- Available data

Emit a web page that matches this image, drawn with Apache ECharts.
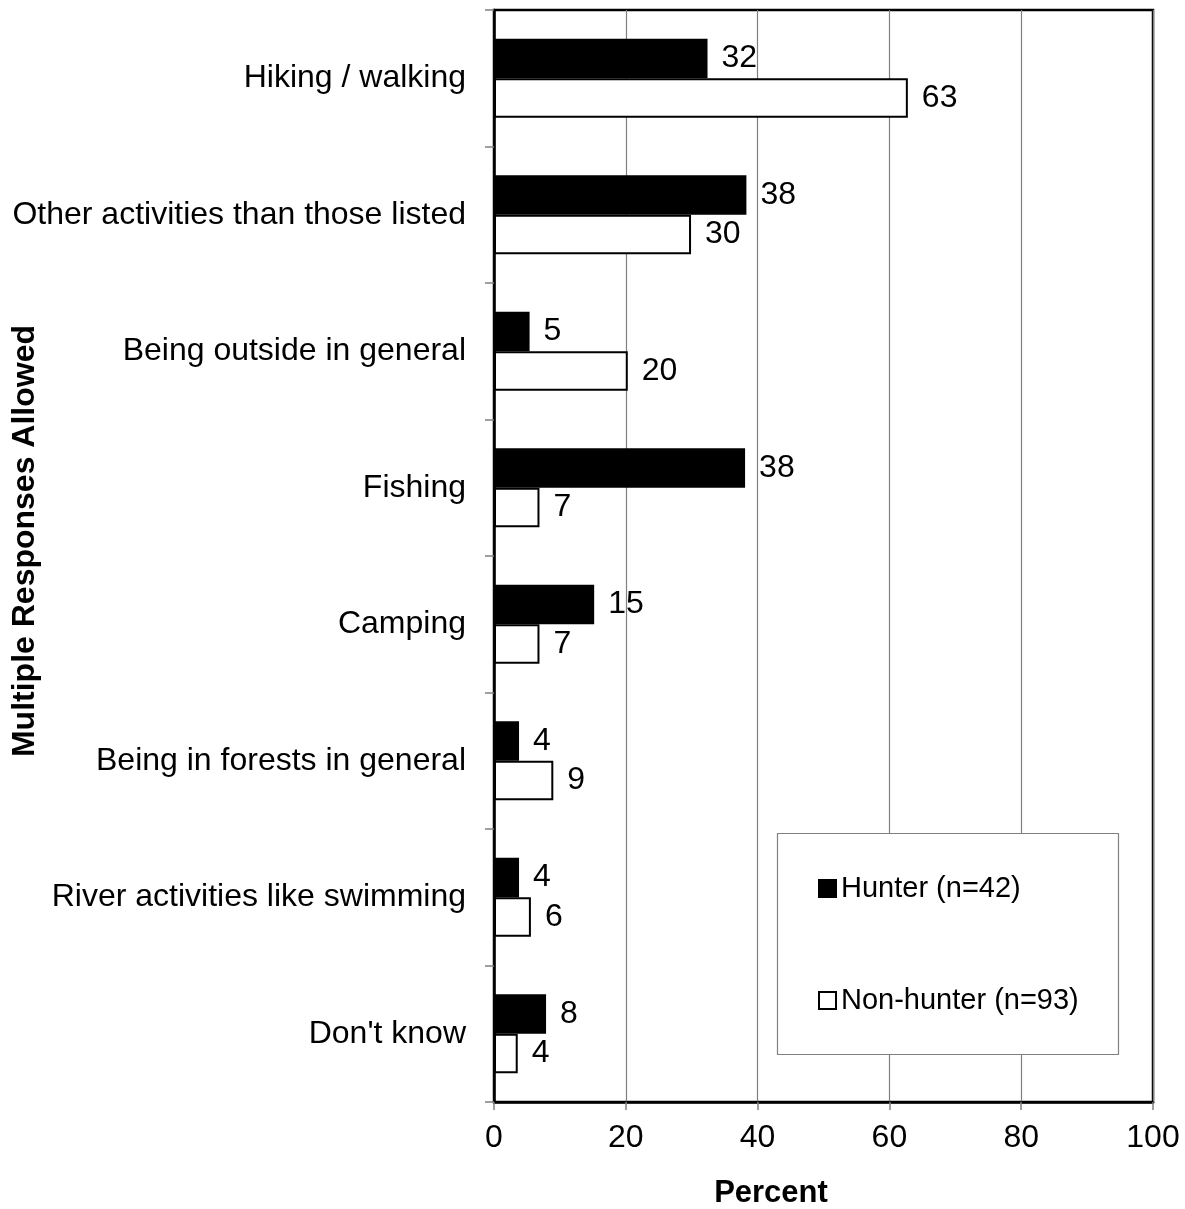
<!DOCTYPE html>
<html><head><meta charset="utf-8">
<script src="https://cdn.jsdelivr.net/npm/echarts@6/dist/echarts.min.js"></script>
<style>html,body{margin:0;padding:0;background:#fff}#c{width:1185px;height:1209px}</style>
</head><body><div id="c"></div>
<script>
var categories = ["Hiking / walking","Other activities than those listed","Being outside in general","Fishing","Camping","Being in forests in general","River activities like swimming","Don't know"];
var hunter = [32.4, 38.3, 5.4, 38.1, 15.2, 3.8, 3.8, 7.9];
var nonHunter = [62.8, 29.9, 20.3, 6.9, 6.9, 9.0, 5.6, 3.6];
var xTicks = [0, 20, 40, 60, 80, 100];
var seriesNames = ["Hunter (n=42)", "Non-hunter (n=93)"];

var FONT = "Liberation Sans, Arial, sans-serif";
var chart = echarts.init(document.getElementById('c'), null, {renderer:'canvas'});
var lbl = {show:true, position:'right', distance:14, color:'#000', fontSize:32, fontFamily:FONT,
  formatter:function(p){return Math.round(p.value);}};
chart.setOption({
  animation:false,
  backgroundColor:'#fff',
  grid:{left:494, top:10, right:32, bottom:107, show:true, borderColor:'#000', borderWidth:2.5, backgroundColor:'transparent'},
  xAxis:{type:'value', min:xTicks[0], max:xTicks[xTicks.length-1], interval:20,
    axisLine:{show:true, lineStyle:{color:'#000', width:2.5}},
    axisTick:{show:true, length:8, lineStyle:{color:'#808080', width:1.5}},
    axisLabel:{color:'#000', fontSize:32, fontFamily:FONT, margin:20},
    splitLine:{show:true, lineStyle:{color:'#808080', width:1.2}}},
  yAxis:{type:'category', data:categories, inverse:true,
    axisLine:{show:true, lineStyle:{color:'#000', width:2.5}},
    axisTick:{show:true, length:9, lineStyle:{color:'#808080', width:1.5}},
    axisLabel:{color:'#000', fontSize:32, fontFamily:FONT, margin:28}},
  legend:{orient:'vertical', left:818, top:874, padding:0, itemGap:83, itemWidth:17, itemHeight:17, z:20,
    textStyle:{color:'#000', fontSize:29, fontFamily:FONT},
    icon:'rect', data:seriesNames},
  graphic:[
    {type:'rect', z:15, shape:{x:777.5, y:833.5, width:341, height:221}, style:{fill:'#fff', stroke:'#808080', lineWidth:1.2}},
    {type:'text', z:20, x:25, y:541, rotation:Math.PI/2, style:{text:'Multiple Responses Allowed', fontSize:32, fontWeight:'bold', fontFamily:FONT, fill:'#000', align:'center', verticalAlign:'middle'}},
    {type:'text', z:20, x:771, y:1193, style:{text:'Percent', fontSize:31, fontWeight:'bold', fontFamily:FONT, fill:'#000', align:'center', verticalAlign:'middle'}}
  ],
  series:[
    {name:seriesNames[0], type:'bar', data:hunter, barGap:'0%', barCategoryGap:'42%',
      itemStyle:{color:'#000', borderColor:'#000', borderWidth:2}, label:lbl},
    {name:seriesNames[1], type:'bar', data:nonHunter,
      itemStyle:{color:'#fff', borderColor:'#000', borderWidth:2}, label:lbl}
  ]
});
</script></body></html>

- What you need to do
Reproduce the data word for word, excluding its pictures.

- Complete answer
Emit a web page that matches this image, drawn with Apache ECharts.
<!DOCTYPE html>
<html><head><meta charset="utf-8">
<script src="https://cdn.jsdelivr.net/npm/echarts@6/dist/echarts.min.js"></script>
<style>html,body{margin:0;padding:0;background:#fff}#c{width:1185px;height:1209px}</style>
</head><body><div id="c"></div>
<script>
var categories = ["Hiking / walking","Other activities than those listed","Being outside in general","Fishing","Camping","Being in forests in general","River activities like swimming","Don't know"];
var hunter = [32.4, 38.3, 5.4, 38.1, 15.2, 3.8, 3.8, 7.9];
var nonHunter = [62.8, 29.9, 20.3, 6.9, 6.9, 9.0, 5.6, 3.6];
var xTicks = [0, 20, 40, 60, 80, 100];
var seriesNames = ["Hunter (n=42)", "Non-hunter (n=93)"];

var FONT = "Liberation Sans, Arial, sans-serif";
var chart = echarts.init(document.getElementById('c'), null, {renderer:'canvas'});
var lbl = {show:true, position:'right', distance:14, color:'#000', fontSize:32, fontFamily:FONT,
  formatter:function(p){return Math.round(p.value);}};
chart.setOption({
  animation:false,
  backgroundColor:'#fff',
  grid:{left:494, top:10, right:32, bottom:107, show:true, borderColor:'#000', borderWidth:2.5, backgroundColor:'transparent'},
  xAxis:{type:'value', min:xTicks[0], max:xTicks[xTicks.length-1], interval:20,
    axisLine:{show:true, lineStyle:{color:'#000', width:2.5}},
    axisTick:{show:true, length:8, lineStyle:{color:'#808080', width:1.5}},
    axisLabel:{color:'#000', fontSize:32, fontFamily:FONT, margin:20},
    splitLine:{show:true, lineStyle:{color:'#808080', width:1.2}}},
  yAxis:{type:'category', data:categories, inverse:true,
    axisLine:{show:true, lineStyle:{color:'#000', width:2.5}},
    axisTick:{show:true, length:9, lineStyle:{color:'#808080', width:1.5}},
    axisLabel:{color:'#000', fontSize:32, fontFamily:FONT, margin:28}},
  legend:{orient:'vertical', left:818, top:874, padding:0, itemGap:83, itemWidth:17, itemHeight:17, z:20,
    textStyle:{color:'#000', fontSize:29, fontFamily:FONT},
    icon:'rect', data:seriesNames},
  graphic:[
    {type:'rect', z:15, shape:{x:777.5, y:833.5, width:341, height:221}, style:{fill:'#fff', stroke:'#808080', lineWidth:1.2}},
    {type:'text', z:20, x:25, y:541, rotation:Math.PI/2, style:{text:'Multiple Responses Allowed', fontSize:32, fontWeight:'bold', fontFamily:FONT, fill:'#000', align:'center', verticalAlign:'middle'}},
    {type:'text', z:20, x:771, y:1193, style:{text:'Percent', fontSize:31, fontWeight:'bold', fontFamily:FONT, fill:'#000', align:'center', verticalAlign:'middle'}}
  ],
  series:[
    {name:seriesNames[0], type:'bar', data:hunter, barGap:'0%', barCategoryGap:'42%',
      itemStyle:{color:'#000', borderColor:'#000', borderWidth:2}, label:lbl},
    {name:seriesNames[1], type:'bar', data:nonHunter,
      itemStyle:{color:'#fff', borderColor:'#000', borderWidth:2}, label:lbl}
  ]
});
</script></body></html>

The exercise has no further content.